■ WHAT IS EXPECTED ■
Review the lines that follow and copy each one that contains the word "with".

■ RECORDED INFORMATION ■

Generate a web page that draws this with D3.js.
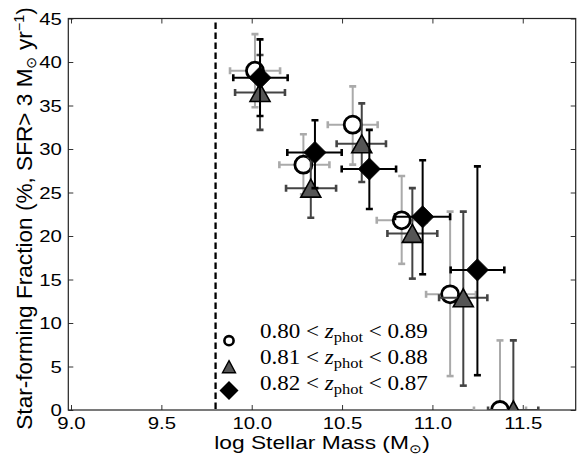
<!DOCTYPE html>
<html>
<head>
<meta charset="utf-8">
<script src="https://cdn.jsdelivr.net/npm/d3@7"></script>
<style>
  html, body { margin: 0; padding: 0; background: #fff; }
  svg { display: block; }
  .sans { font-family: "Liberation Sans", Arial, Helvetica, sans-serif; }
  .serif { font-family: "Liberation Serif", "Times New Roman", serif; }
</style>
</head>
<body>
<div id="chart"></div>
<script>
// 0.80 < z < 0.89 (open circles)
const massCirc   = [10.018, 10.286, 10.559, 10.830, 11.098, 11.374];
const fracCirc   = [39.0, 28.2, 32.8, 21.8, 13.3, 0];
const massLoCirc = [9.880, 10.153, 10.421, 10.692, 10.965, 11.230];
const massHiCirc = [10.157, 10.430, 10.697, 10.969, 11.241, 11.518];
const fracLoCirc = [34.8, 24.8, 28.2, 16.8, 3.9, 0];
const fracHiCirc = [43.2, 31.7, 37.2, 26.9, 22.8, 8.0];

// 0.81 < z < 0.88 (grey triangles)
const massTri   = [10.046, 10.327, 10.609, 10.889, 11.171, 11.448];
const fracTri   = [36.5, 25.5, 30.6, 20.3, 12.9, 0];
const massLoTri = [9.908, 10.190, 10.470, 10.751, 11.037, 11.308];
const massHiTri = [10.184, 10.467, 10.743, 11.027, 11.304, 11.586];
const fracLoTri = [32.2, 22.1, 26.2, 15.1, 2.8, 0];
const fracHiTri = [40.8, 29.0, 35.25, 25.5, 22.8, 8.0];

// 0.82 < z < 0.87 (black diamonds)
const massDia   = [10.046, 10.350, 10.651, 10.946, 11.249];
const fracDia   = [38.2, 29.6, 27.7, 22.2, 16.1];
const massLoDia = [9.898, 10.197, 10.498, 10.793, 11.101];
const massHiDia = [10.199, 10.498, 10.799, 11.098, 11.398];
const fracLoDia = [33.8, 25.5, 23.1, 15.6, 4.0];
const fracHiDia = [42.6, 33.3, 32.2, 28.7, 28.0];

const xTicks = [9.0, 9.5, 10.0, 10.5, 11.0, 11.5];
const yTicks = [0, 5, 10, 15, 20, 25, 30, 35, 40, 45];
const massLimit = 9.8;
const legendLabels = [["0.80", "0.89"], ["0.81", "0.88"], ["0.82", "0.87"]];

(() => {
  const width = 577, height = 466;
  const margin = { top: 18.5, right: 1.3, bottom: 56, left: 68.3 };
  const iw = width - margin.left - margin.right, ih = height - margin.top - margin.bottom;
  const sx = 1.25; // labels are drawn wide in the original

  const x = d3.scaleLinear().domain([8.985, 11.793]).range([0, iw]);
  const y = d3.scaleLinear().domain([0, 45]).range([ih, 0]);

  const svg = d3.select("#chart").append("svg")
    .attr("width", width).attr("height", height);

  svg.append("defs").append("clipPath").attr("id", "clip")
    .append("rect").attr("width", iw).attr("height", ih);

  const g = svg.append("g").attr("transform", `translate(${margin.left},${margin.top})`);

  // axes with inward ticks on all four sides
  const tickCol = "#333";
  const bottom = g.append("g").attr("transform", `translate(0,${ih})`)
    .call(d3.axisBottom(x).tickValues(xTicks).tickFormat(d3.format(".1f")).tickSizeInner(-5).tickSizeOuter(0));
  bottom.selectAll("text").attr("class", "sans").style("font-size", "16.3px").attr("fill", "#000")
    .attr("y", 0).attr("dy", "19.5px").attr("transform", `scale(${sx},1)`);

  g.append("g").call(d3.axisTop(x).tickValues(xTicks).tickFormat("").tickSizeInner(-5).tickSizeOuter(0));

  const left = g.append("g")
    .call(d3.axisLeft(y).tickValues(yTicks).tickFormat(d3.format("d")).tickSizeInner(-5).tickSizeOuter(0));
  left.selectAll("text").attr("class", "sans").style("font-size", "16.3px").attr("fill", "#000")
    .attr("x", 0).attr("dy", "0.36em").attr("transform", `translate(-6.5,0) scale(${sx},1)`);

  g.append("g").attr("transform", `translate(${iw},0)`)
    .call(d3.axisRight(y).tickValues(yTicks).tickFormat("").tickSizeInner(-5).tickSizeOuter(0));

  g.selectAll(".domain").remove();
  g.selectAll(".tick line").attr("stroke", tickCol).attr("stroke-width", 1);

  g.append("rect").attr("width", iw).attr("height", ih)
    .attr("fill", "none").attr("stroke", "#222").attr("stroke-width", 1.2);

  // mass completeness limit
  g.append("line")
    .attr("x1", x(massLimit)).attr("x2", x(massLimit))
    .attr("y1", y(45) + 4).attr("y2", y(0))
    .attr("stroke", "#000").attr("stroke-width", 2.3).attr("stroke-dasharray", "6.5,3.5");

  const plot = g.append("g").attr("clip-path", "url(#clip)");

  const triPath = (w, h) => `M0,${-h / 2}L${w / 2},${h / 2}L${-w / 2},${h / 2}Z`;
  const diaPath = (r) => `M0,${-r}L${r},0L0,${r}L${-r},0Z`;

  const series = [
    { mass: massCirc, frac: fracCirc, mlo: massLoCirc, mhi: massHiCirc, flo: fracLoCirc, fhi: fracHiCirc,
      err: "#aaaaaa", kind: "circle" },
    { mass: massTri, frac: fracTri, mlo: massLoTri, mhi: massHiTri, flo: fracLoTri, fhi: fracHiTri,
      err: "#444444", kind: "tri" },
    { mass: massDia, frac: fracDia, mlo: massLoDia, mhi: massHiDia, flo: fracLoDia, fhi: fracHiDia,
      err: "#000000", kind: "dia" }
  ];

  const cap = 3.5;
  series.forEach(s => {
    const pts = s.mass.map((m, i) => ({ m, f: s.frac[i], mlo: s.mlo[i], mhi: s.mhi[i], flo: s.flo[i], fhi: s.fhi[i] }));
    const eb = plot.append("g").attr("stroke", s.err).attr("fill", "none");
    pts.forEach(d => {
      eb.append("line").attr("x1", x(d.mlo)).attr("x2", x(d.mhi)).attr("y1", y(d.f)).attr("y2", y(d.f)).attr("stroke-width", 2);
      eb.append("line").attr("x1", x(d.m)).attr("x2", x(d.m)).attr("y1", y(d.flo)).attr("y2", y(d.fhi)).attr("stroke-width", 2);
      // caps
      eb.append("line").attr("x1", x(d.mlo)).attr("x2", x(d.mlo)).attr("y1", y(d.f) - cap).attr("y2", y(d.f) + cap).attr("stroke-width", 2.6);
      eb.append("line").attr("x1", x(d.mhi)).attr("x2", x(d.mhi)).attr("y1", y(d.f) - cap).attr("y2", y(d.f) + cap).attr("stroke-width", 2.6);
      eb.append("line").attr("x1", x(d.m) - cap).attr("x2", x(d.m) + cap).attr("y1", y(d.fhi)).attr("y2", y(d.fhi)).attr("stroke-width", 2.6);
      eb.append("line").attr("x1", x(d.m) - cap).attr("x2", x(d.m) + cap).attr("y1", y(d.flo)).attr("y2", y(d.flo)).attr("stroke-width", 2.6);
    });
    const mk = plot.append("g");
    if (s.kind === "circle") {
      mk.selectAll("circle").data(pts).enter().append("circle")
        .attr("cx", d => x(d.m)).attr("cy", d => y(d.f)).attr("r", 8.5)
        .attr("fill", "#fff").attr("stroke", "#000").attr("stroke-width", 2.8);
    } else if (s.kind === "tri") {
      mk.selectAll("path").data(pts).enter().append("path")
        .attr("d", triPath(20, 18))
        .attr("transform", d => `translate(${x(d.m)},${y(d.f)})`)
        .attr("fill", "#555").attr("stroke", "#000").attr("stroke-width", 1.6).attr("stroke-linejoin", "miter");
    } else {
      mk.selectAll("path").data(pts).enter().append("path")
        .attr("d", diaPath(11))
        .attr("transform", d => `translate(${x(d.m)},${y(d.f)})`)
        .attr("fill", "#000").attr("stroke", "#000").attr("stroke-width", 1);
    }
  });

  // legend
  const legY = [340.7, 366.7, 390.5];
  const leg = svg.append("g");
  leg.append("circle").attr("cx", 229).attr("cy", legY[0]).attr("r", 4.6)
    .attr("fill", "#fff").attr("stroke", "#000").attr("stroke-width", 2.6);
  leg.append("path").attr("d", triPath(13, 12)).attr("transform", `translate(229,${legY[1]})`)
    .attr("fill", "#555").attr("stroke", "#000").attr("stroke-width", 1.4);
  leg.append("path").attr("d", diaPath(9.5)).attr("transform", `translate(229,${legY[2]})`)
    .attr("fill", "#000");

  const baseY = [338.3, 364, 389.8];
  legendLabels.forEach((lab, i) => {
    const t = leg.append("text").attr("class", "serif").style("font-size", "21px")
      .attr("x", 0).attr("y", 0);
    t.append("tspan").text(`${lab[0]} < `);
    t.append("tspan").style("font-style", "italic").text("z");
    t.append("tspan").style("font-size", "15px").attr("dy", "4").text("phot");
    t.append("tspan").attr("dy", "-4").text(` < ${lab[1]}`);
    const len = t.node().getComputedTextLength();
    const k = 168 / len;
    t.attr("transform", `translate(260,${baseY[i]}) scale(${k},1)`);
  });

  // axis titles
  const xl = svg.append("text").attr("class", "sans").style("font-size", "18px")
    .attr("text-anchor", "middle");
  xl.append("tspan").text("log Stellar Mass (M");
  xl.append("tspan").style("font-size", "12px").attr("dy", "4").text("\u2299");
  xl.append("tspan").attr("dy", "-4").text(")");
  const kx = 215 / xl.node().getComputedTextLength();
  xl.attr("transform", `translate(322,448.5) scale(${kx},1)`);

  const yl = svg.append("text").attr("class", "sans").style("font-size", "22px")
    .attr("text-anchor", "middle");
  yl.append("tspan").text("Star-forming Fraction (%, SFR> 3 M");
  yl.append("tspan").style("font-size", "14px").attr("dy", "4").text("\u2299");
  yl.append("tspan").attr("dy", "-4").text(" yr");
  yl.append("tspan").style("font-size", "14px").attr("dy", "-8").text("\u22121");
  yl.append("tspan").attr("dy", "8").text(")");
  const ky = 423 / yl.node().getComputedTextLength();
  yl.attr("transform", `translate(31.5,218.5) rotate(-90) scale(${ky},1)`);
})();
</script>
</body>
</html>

■ FINAL RESULT ■
Generate a web page that draws this with D3.js.
  // axes with inward ticks on all four sides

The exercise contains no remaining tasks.